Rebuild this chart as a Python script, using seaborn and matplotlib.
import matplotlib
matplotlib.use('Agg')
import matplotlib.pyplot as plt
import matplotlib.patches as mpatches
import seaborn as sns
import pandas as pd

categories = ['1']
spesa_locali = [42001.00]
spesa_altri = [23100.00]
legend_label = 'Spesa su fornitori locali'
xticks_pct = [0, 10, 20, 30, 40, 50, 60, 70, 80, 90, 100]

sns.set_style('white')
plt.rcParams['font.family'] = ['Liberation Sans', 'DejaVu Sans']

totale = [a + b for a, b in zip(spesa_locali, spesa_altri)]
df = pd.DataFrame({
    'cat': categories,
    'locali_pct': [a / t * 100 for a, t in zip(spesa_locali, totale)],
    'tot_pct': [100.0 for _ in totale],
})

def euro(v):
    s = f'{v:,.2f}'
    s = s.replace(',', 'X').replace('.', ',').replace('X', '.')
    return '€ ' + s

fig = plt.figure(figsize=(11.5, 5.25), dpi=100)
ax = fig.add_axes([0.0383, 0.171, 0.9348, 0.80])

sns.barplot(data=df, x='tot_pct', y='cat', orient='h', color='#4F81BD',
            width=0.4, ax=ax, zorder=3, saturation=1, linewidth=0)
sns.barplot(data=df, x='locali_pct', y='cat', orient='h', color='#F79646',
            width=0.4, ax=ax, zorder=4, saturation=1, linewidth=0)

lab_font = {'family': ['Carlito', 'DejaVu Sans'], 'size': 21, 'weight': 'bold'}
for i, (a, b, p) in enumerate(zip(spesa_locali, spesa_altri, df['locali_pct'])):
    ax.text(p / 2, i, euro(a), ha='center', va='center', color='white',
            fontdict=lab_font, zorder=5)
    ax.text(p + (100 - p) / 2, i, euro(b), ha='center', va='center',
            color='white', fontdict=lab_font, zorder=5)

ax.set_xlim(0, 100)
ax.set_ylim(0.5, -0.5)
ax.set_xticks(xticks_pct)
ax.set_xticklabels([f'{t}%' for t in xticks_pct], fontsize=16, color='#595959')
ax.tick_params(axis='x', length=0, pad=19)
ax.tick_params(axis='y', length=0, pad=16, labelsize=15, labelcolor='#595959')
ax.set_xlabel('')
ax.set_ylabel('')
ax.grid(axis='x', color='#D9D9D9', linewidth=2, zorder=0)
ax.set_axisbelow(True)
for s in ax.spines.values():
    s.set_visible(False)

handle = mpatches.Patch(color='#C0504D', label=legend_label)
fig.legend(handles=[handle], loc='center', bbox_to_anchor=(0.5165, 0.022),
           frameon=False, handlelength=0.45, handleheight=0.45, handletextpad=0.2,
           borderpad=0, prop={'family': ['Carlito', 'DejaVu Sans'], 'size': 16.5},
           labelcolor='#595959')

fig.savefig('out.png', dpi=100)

...

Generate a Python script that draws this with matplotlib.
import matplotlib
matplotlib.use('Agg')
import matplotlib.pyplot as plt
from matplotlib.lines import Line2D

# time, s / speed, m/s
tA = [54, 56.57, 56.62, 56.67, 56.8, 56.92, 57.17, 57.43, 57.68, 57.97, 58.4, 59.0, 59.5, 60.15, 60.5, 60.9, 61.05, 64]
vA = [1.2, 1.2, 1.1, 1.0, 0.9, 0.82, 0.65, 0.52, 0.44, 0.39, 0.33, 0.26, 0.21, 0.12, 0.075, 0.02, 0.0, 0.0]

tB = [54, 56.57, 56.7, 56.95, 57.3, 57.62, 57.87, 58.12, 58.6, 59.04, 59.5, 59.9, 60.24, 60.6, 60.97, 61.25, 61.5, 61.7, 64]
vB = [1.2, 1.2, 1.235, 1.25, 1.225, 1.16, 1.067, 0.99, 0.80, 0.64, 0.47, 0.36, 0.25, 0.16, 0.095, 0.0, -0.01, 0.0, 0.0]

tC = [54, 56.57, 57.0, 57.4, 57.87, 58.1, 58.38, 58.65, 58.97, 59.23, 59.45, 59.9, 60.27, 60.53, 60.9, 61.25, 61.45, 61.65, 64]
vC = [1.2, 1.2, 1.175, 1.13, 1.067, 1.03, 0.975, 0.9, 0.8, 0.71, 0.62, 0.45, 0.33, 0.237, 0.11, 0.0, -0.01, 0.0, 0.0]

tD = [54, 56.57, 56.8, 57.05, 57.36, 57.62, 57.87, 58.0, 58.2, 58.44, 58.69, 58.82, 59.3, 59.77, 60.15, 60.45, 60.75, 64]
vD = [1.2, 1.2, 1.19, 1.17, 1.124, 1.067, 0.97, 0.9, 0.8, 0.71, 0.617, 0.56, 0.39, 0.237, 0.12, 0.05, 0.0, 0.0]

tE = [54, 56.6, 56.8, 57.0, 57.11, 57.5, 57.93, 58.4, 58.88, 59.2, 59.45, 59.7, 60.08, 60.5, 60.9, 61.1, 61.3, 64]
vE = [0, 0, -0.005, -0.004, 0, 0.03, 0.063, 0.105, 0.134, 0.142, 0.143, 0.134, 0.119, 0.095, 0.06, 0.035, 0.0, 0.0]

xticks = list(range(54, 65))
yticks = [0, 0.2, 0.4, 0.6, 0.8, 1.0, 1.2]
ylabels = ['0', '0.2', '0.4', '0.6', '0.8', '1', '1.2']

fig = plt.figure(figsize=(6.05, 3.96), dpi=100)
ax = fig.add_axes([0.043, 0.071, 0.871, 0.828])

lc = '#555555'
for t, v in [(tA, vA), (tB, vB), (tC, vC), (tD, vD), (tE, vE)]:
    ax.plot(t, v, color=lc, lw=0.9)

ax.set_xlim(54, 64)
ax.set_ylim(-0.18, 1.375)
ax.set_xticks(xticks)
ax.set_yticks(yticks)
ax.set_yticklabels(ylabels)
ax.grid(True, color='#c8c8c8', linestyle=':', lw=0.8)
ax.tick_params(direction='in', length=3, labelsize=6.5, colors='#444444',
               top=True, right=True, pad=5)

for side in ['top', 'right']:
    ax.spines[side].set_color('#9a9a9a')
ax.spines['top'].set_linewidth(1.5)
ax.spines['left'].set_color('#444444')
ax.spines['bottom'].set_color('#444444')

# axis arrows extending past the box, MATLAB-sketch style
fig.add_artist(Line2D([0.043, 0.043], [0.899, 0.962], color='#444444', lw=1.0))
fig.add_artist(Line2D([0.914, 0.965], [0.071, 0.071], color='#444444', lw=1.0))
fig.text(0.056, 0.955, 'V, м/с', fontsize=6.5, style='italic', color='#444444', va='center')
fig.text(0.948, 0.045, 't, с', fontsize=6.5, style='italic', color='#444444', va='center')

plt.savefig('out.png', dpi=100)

→ OBJECTIVE: Output only the lines from the one containing "Rebuild this chart" through the one containing "import pandas as pd", inclusive, exactly as written.

→ SOLUTION TO THE EXERCISE:
Rebuild this chart as a Python script, using seaborn and matplotlib.
import matplotlib
matplotlib.use('Agg')
import matplotlib.pyplot as plt
import matplotlib.patches as mpatches
import seaborn as sns
import pandas as pd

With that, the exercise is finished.